Snaps to ed Justine Cullen for reading the state of the economy out there and dedicating a whole mag to products, clothes and accessories all priced under $100. I don’t know ANYONE at the moment who isn’t on a tight budget.
But as I flipped through the pages those feelings I had a couple of months ago came back to haunt me. You know when you can vividly remember a fashion trend from another era and you didn’t even try it back then when you had age on your side? Or you tried it and have destroyed every bit of photographic evidence to prove you ever did? Well, I had page after page of these tricky trends screaming out at me.
1. The crop top. Hello ’90s yuck. Apparently this time round it’s ok because your crop top is floaty and your pants are high-waisted. Double yuck.

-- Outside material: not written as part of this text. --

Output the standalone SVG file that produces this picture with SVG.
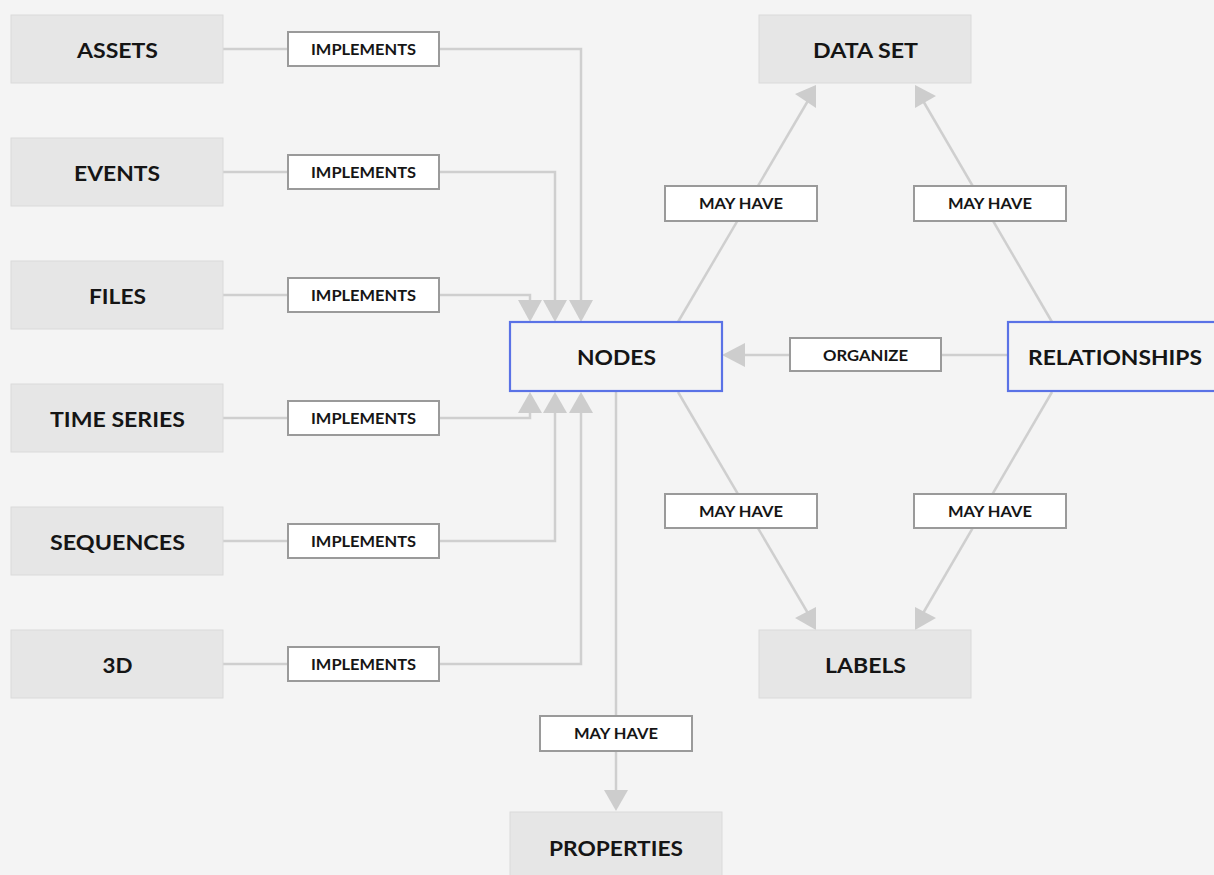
<svg xmlns="http://www.w3.org/2000/svg" width="1214" height="875" viewBox="0 0 1214 875">
  <style>
    .bg { fill: #f4f4f4; }
    .entity rect { fill: #e6e6e6; stroke: #dadada; stroke-width: 1; }
    .core rect { fill: #f4f4f4; stroke: #5a72e6; stroke-width: 2.2; }
    .title { font-family: Lato, "Liberation Sans", sans-serif; font-weight: 700; font-size: 21px; fill: #151515; text-anchor: middle; }
    .tag rect { fill: #ffffff; stroke: #9a9a9a; stroke-width: 2; }
    .tag text { font-family: Lato, "Liberation Sans", sans-serif; font-weight: 700; font-size: 14.5px; fill: #151515; text-anchor: middle; }
    .wire { fill: none; stroke: #cfcfcf; stroke-width: 2.5; }
    .head { fill: #cdcdcd; }
  </style>
  <rect class="bg" x="0" y="0" width="1214" height="875"/>

  <!-- connectors: wires, arrowheads and their relation labels -->
  <g id="connectors">
    <!-- IMPLEMENTS wires into NODES -->
    <polyline class="wire" points="223,49 581,49 581,301"/>
    <polyline class="wire" points="223,172 555,172 555,301"/>
    <polyline class="wire" points="223,295 530,295 530,301"/>
    <polyline class="wire" points="223,418 530,418 530,412"/>
    <polyline class="wire" points="223,541 555,541 555,412"/>
    <polyline class="wire" points="223,664 581,664 581,412"/>
    <polygon class="head" points="518,300 542,300 530,322"/>
    <polygon class="head" points="543,300 567,300 555,322"/>
    <polygon class="head" points="569,300 593,300 581,322"/>
    <polygon class="head" points="518,413 542,413 530,392"/>
    <polygon class="head" points="543,413 567,413 555,392"/>
    <polygon class="head" points="569,413 593,413 581,392"/>

    <!-- NODES may have PROPERTIES -->
    <line class="wire" x1="616" y1="392" x2="616" y2="792"/>
    <polygon class="head" points="604,790 628,790 616,811"/>

    <!-- RELATIONSHIPS organize NODES -->
    <line class="wire" x1="1008" y1="355" x2="744" y2="355"/>
    <polygon class="head" points="745,343 745,367 722,355"/>

    <!-- may have DATA SET -->
    <line class="wire" x1="678" y1="322" x2="809" y2="99"/>
    <polygon class="head" points="816,85 816,108 795,94"/>
    <line class="wire" x1="1052" y1="322" x2="922" y2="99"/>
    <polygon class="head" points="915,85 936,96 915,108"/>

    <!-- may have LABELS -->
    <line class="wire" x1="678" y1="392" x2="809" y2="615"/>
    <polygon class="head" points="816,607 795,618 816,630"/>
    <line class="wire" x1="1052" y1="392" x2="922" y2="615"/>
    <polygon class="head" points="915,607 936,618 915,630"/>

    <!-- relation labels -->
    <g class="tag"><rect x="288" y="32" width="151" height="34"/><text x="363.5" y="54.5" textLength="105" lengthAdjust="spacingAndGlyphs">IMPLEMENTS</text></g>
    <g class="tag"><rect x="288" y="155" width="151" height="34"/><text x="363.5" y="177.5" textLength="105" lengthAdjust="spacingAndGlyphs">IMPLEMENTS</text></g>
    <g class="tag"><rect x="288" y="278" width="151" height="34"/><text x="363.5" y="300.5" textLength="105" lengthAdjust="spacingAndGlyphs">IMPLEMENTS</text></g>
    <g class="tag"><rect x="288" y="401" width="151" height="34"/><text x="363.5" y="423.5" textLength="105" lengthAdjust="spacingAndGlyphs">IMPLEMENTS</text></g>
    <g class="tag"><rect x="288" y="524" width="151" height="34"/><text x="363.5" y="546.5" textLength="105" lengthAdjust="spacingAndGlyphs">IMPLEMENTS</text></g>
    <g class="tag"><rect x="288" y="647" width="151" height="34"/><text x="363.5" y="669.5" textLength="105" lengthAdjust="spacingAndGlyphs">IMPLEMENTS</text></g>
    <g class="tag"><rect x="665" y="186" width="152" height="35"/><text x="741" y="209" textLength="84" lengthAdjust="spacingAndGlyphs">MAY HAVE</text></g>
    <g class="tag"><rect x="914" y="186" width="152" height="35"/><text x="990" y="209" textLength="84" lengthAdjust="spacingAndGlyphs">MAY HAVE</text></g>
    <g class="tag"><rect x="665" y="494" width="152" height="34"/><text x="741" y="517" textLength="84" lengthAdjust="spacingAndGlyphs">MAY HAVE</text></g>
    <g class="tag"><rect x="914" y="494" width="152" height="34"/><text x="990" y="517" textLength="84" lengthAdjust="spacingAndGlyphs">MAY HAVE</text></g>
    <g class="tag"><rect x="540" y="716" width="152" height="35"/><text x="616" y="739" textLength="84" lengthAdjust="spacingAndGlyphs">MAY HAVE</text></g>
    <g class="tag"><rect x="790" y="338" width="151" height="33"/><text x="865.5" y="360.5" textLength="85" lengthAdjust="spacingAndGlyphs">ORGANIZE</text></g>
  </g>

  <!-- resource types -->
  <g id="assets" class="entity"><rect x="11" y="15" width="212" height="68"/><text class="title" x="117.5" y="58" textLength="81" lengthAdjust="spacingAndGlyphs">ASSETS</text></g>
  <g id="events" class="entity"><rect x="11" y="138" width="212" height="68"/><text class="title" x="117" y="181" textLength="86" lengthAdjust="spacingAndGlyphs">EVENTS</text></g>
  <g id="files" class="entity"><rect x="11" y="261" width="212" height="68"/><text class="title" x="117.5" y="304" textLength="57" lengthAdjust="spacingAndGlyphs">FILES</text></g>
  <g id="time-series" class="entity"><rect x="11" y="384" width="212" height="68"/><text class="title" x="117.5" y="427" textLength="135" lengthAdjust="spacingAndGlyphs">TIME SERIES</text></g>
  <g id="sequences" class="entity"><rect x="11" y="507" width="212" height="68"/><text class="title" x="117.5" y="550" textLength="135" lengthAdjust="spacingAndGlyphs">SEQUENCES</text></g>
  <g id="three-d" class="entity"><rect x="11" y="630" width="212" height="68"/><text class="title" x="117.5" y="673" textLength="30" lengthAdjust="spacingAndGlyphs">3D</text></g>

  <!-- graph core -->
  <g id="nodes" class="core"><rect x="510" y="322" width="212" height="69"/><text class="title" x="616.5" y="365" textLength="79" lengthAdjust="spacingAndGlyphs">NODES</text></g>
  <g id="relationships" class="core"><rect x="1008" y="322" width="214" height="69"/><text class="title" x="1115" y="365" textLength="174" lengthAdjust="spacingAndGlyphs">RELATIONSHIPS</text></g>

  <!-- attachments -->
  <g id="data-set" class="entity"><rect x="759" y="15" width="212" height="68"/><text class="title" x="865.5" y="58" textLength="105" lengthAdjust="spacingAndGlyphs">DATA SET</text></g>
  <g id="labels" class="entity"><rect x="759" y="630" width="212" height="68"/><text class="title" x="865.5" y="673" textLength="81" lengthAdjust="spacingAndGlyphs">LABELS</text></g>
  <g id="properties" class="entity"><rect x="510" y="812" width="212" height="70"/><text class="title" x="616" y="856" textLength="134" lengthAdjust="spacingAndGlyphs">PROPERTIES</text></g>
</svg>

2. The chambray shirt. Oh, ok, I did this one in 1990. Country Road and worn tucked in to jeans with a tan leather belt and deck shoes.
3. Pockets hanging out of the front of really short shorts. What is with that? As one of my Twitter followers commented yesterday morning, “they look like sanitary pads sneaking out!!! #gross”. Karen, I could not have put it more succinctly. Thank-you for your so eloquently expressed words.

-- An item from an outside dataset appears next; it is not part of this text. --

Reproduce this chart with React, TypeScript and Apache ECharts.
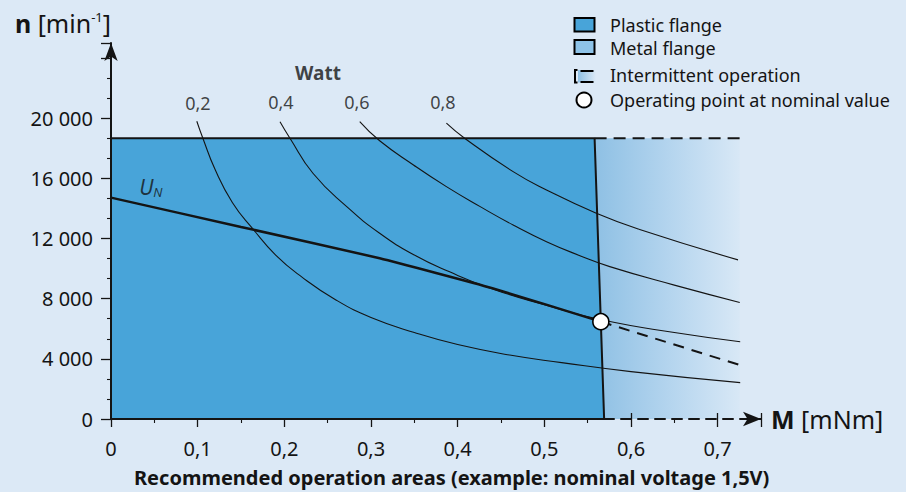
import React, { useEffect, useRef } from "react";
import * as echarts from "echarts";

const FONT = "'Noto Sans', 'Open Sans', sans-serif";
const INK = "#141414";
const BG = "#dce9f6";
const PLASTIC = "#48a4d9";
const METAL = "#8ec3e8";

// Axis tick values
const xTicks = [0, 0.1, 0.2, 0.3, 0.4, 0.5, 0.6, 0.7];
const yTicks = [0, 4000, 8000, 12000, 16000, 20000];

// Operating region (plastic flange): [M mNm, n min^-1]
const plasticArea = [
  [0, 18670],
  [0.558, 18670],
  [0.569, 0],
];
const plasticBottom = [
  [0, 0],
  [0.569, 0],
];
// Intermittent operation zone (top dashed edge)
const intermittentTop = [
  [0.558, 18670],
  [0.7255, 18670],
];

// Power hyperbolas
const watt02 = [
  [0.099, 19800], [0.106, 18670], [0.12, 16600], [0.14, 14400], [0.164, 12620],
  [0.19, 10900], [0.22, 9450], [0.26, 7900], [0.3, 6750], [0.35, 5750],
  [0.4, 4950], [0.46, 4250], [0.52, 3750], [0.6, 3150], [0.726, 2420],
];
const watt04 = [
  [0.195, 19770], [0.2065, 18670], [0.233, 16340], [0.272, 14120], [0.31, 12350],
  [0.35, 10900], [0.39, 9800], [0.44, 8650], [0.5, 7600], [0.566, 6600],
  [0.65, 5750], [0.726, 5140],
];
const watt06 = [
  [0.287, 19770], [0.31, 18500], [0.349, 16890], [0.387, 15450], [0.426, 14120],
  [0.464, 12900], [0.5025, 11790], [0.541, 10860], [0.5755, 10130], [0.65, 8900],
  [0.7255, 7750],
];
const watt08 = [
  [0.387, 19670], [0.408, 18670], [0.464, 16450], [0.5025, 15230], [0.56, 13680],
  [0.61, 12600], [0.7235, 10580],
];

// Nominal voltage characteristic U_N
const unSolid = [
  [0, 14720], [0.15, 12770], [0.31, 10690], [0.44, 8700], [0.5652, 6473],
];
const unDashed = [
  [0.5652, 6473], [0.7255, 3590],
];
const operatingPoint = [[0.5652, 6473]];

// Curve labels
const wattLabels = [
  { value: [0.1003, 21017], name: "0,2" },
  { value: [0.196, 21084], name: "0,4" },
  { value: [0.2837, 21084], name: "0,6" },
  { value: [0.383, 21084], name: "0,8" },
];
const wattTitle = [{ value: [0.2388, 23013], name: "Watt" }];
const unLabel = [{ value: [0.046, 15430], name: "U_N" }];

const fmtY = (v: number) => {
  if (!yTicks.includes(v)) return "";
  return v === 0 ? "0" : String(v).replace(/\B(?=(\d{3})+(?!\d))/g, " ");
};
const fmtX = (v: number) => {
  const r = Math.round(v * 1000) / 1000;
  if (!xTicks.some((t) => Math.abs(t - r) < 1e-6)) return "";
  return r === 0 ? "0" : r.toFixed(1).replace(".", ",");
};

const thinCurve = (data: number[][]) => ({
  type: "line",
  data,
  smooth: 0.5,
  showSymbol: false,
  symbol: "none",
  silent: true,
  z: 3,
  lineStyle: { color: INK, width: 1.1 },
});

export default function App() {
  const ref = useRef<HTMLDivElement>(null);
  useEffect(() => {
    document.body.style.margin = "0";
    const chart = echarts.init(ref.current!, null, { renderer: "svg" });
    const option: any = {
      animation: false,
      backgroundColor: BG,
      grid: { left: 111, right: 145, top: 43, bottom: 73 },
      title: {
        text: "Recommended operation areas (example: nominal voltage 1,5V)",
        left: 134,
        top: 467,
        padding: 0,
        textStyle: { fontSize: 20, lineHeight: 20, fontWeight: "bold", fontFamily: FONT, color: INK },
      },
      xAxis: [
        {
          type: "value",
          min: 0,
          max: 0.75,
          interval: 0.1,
          z: 5,
          axisLine: {
            show: true,
            symbol: ["none", "arrow"],
            symbolSize: [11, 18],
            lineStyle: { color: INK, width: 2, type: [10, 7] },
          },
          axisTick: { show: true, length: 8, lineStyle: { color: INK, width: 1.3 } },
          minorTick: { show: true, splitNumber: 2, length: 4, lineStyle: { color: INK, width: 1.1 } },
          axisLabel: {
            formatter: fmtX,
            margin: 19,
            fontSize: 20,
            color: INK,
            fontFamily: FONT,
            showMaxLabel: false,
          },
          splitLine: { show: false },
          name: "{b|M} [mNm]",
          nameLocation: "end",
          nameGap: 10,
          nameTextStyle: {
            fontSize: 25,
            fontFamily: FONT,
            color: INK,
            verticalAlign: "middle",
            align: "left",
            rich: { b: { fontSize: 25, fontWeight: "bold", fontFamily: FONT, color: INK } },
          },
        },
        {
          type: "value",
          min: 0,
          max: 0.75,
          interval: 0.1,
          z: 1.5,
          position: "bottom",
          axisLine: { show: false },
          axisTick: { show: true, inside: true, length: 6, lineStyle: { color: INK, width: 1.3 } },
          axisLabel: { show: false },
          splitLine: { show: false },
        },
      ],
      yAxis: {
        type: "value",
        min: 0,
        max: 25000,
        interval: 4000,
        z: 5,
        axisLine: {
          show: true,
          symbol: ["none", "arrow"],
          symbolSize: [10, 18],
          lineStyle: { color: INK, width: 2 },
        },
        axisTick: { show: true, length: 10, lineStyle: { color: INK, width: 1.3 } },
        minorTick: { show: true, splitNumber: 3, length: 4, lineStyle: { color: INK, width: 1.1 } },
        axisLabel: { formatter: fmtY, margin: 18, fontSize: 20, color: INK, fontFamily: FONT },
        splitLine: { show: false },
        name: "{b|n} [min{s|-1}]",
        nameLocation: "end",
        nameGap: 20,
        nameTextStyle: {
          fontSize: 25,
          fontFamily: FONT,
          color: INK,
          align: "right",
          verticalAlign: "middle",
          rich: {
            b: { fontSize: 25, fontWeight: "bold", fontFamily: FONT, color: INK },
            s: { fontSize: 13, fontFamily: FONT, color: INK, verticalAlign: "top", lineHeight: 14 },
          },
        },
      },
      graphic: [
        { type: "rect", shape: { x: 574.5, y: 18, width: 20, height: 13.5 }, style: { fill: PLASTIC, stroke: "#000", lineWidth: 2 } },
        { type: "text", style: { text: "Plastic flange", x: 610, y: 25, verticalAlign: "middle", fontSize: 18, fontFamily: FONT, fill: INK } },
        { type: "rect", shape: { x: 574.5, y: 40, width: 20, height: 14 }, style: { fill: METAL, stroke: "#000", lineWidth: 2 } },
        { type: "text", style: { text: "Metal flange", x: 610, y: 47.5, verticalAlign: "middle", fontSize: 18, fontFamily: FONT, fill: INK } },
        {
          type: "rect",
          shape: { x: 578, y: 70, width: 18, height: 12.5 },
          style: {
            fill: new echarts.graphic.LinearGradient(0, 0, 1, 0, [
              { offset: 0, color: "#8ec0e4" },
              { offset: 1, color: BG },
            ]),
          },
        },
        { type: "polyline", shape: { points: [[577.5, 70], [575, 70], [575, 82.5], [577.5, 82.5]] }, style: { stroke: "#000", lineWidth: 2, fill: null } },
        { type: "line", shape: { x1: 580.5, y1: 71, x2: 593.5, y2: 71 }, style: { stroke: "#000", lineWidth: 2 } },
        { type: "line", shape: { x1: 580.5, y1: 82, x2: 593.5, y2: 82 }, style: { stroke: "#000", lineWidth: 2 } },
        { type: "text", style: { text: "Intermittent operation", x: 610, y: 75, verticalAlign: "middle", fontSize: 18, fontFamily: FONT, fill: INK } },
        { type: "circle", shape: { cx: 584, cy: 100, r: 7.5 }, style: { fill: "#fff", stroke: "#000", lineWidth: 2 } },
        { type: "text", style: { text: "Operating point at nominal value", x: 610, y: 100, verticalAlign: "middle", fontSize: 18, fontFamily: FONT, fill: INK } },
      ],
      series: [
        {
          type: "line",
          data: intermittentTop,
          symbol: "none",
          silent: true,
          z: 1,
          lineStyle: { color: INK, width: 2, type: [12, 7] },
          areaStyle: {
            opacity: 1,
            color: new echarts.graphic.LinearGradient(0, 0, 1, 0, [
              { offset: 0, color: "#8ec0e4" },
              { offset: 0.5, color: "#b3d4ee" },
              { offset: 1, color: "#d8e8f6" },
            ]),
          },
        },
        {
          type: "line",
          data: plasticArea,
          symbol: "none",
          silent: true,
          z: 2,
          lineStyle: { color: INK, width: 2 },
          areaStyle: { color: PLASTIC, opacity: 1 },
        },
        {
          type: "line",
          data: plasticBottom,
          symbol: "none",
          silent: true,
          z: 2,
          lineStyle: { color: INK, width: 2 },
        },
        thinCurve(watt02),
        thinCurve(watt04),
        thinCurve(watt06),
        thinCurve(watt08),
        {
          type: "line",
          data: unSolid,
          symbol: "none",
          smooth: 0.15,
          silent: true,
          z: 4,
          lineStyle: { color: INK, width: 2.5 },
        },
        {
          type: "line",
          data: unDashed,
          symbol: "none",
          silent: true,
          z: 4,
          lineStyle: { color: INK, width: 2, type: [11, 8] },
        },
        {
          type: "scatter",
          data: operatingPoint,
          symbol: "circle",
          symbolSize: 16,
          silent: true,
          z: 6,
          itemStyle: { color: "#fff", borderColor: "#000", borderWidth: 1.6, opacity: 1 },
        },
        {
          type: "scatter",
          data: wattLabels,
          symbolSize: 0,
          silent: true,
          z: 6,
          label: { show: true, position: "inside", formatter: "{b}", fontSize: 18, fontFamily: FONT, color: INK },
        },
        {
          type: "scatter",
          data: wattTitle,
          symbolSize: 0,
          silent: true,
          z: 6,
          label: { show: true, position: "inside", formatter: "{b}", fontSize: 19, fontWeight: "bold", fontFamily: FONT, color: INK },
        },
        {
          type: "scatter",
          data: unLabel,
          symbolSize: 0,
          silent: true,
          z: 6,
          label: {
            show: true,
            position: "inside",
            formatter: "{u|U}{n|N}",
            rich: {
              u: { fontSize: 21, fontStyle: "italic", fontFamily: FONT, color: INK, lineHeight: 24 },
              n: { fontSize: 13, fontStyle: "italic", fontFamily: FONT, color: INK, verticalAlign: "bottom", lineHeight: 18 },
            },
          },
        },
      ],
    };
    chart.setOption(option);
    return () => chart.dispose();
  }, []);
  return <div ref={ref} style={{ width: 906, height: 492 }} />;
}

4. The backpack as a handbag. Oh, I had one of these when my teenagers were babies. Yes, I did. So PRACTICAL for a morning out with two babes under 18 months. So when I see Mary-Kate swinging one over her shoulder, I do briefly wonder if she remembered her spare nappies and baby wipes.
So was my Friday night lost in a sea of fashion moments I’d rather forget than re-visit? No, STYD still dished up some fantastic features (oh my, that sounds like someone’s justification for buying Penthouse).
1. Think Like a Stylist – 17 simple tips that could save you from just about every fashion faux pas.
2. 6 Ways to Reboot Your Style – Great advice on how to “subtly” tweak your look for the year ahead. Love that word subtle.
3. Rachel Gilbert’s home. I want to move in.
I’ve been mulling this over in the last 24 hours and I’ve come to a confronting conclusion. And I’m devastated. I think I’ve out-grown my favourite magazine. It feels just like out-growing my pair of sass & bide jeans (except that can only partly be put down to age, and more likely linked to excessive wine consumption).
Where do I go now for my fashion magazine retail fix? Yes, I’ve got subscriptions to a tonne of other mags but none devotes itself solely to shopping. So please, Justine Cullen, if you’re reading this, could you pretty please make Shop Classic a regular feature? Or better still, turn it into a magazine on its own? I’ll be your most loyal reader.
PS. On another magazine note, this month I’m in Vogue Australia. Not for any of my glamorous “classic-not-tricky-trend” style advice. No, I’ve been interviewed in a feature on Page 78 about the more serious subject of female hair loss.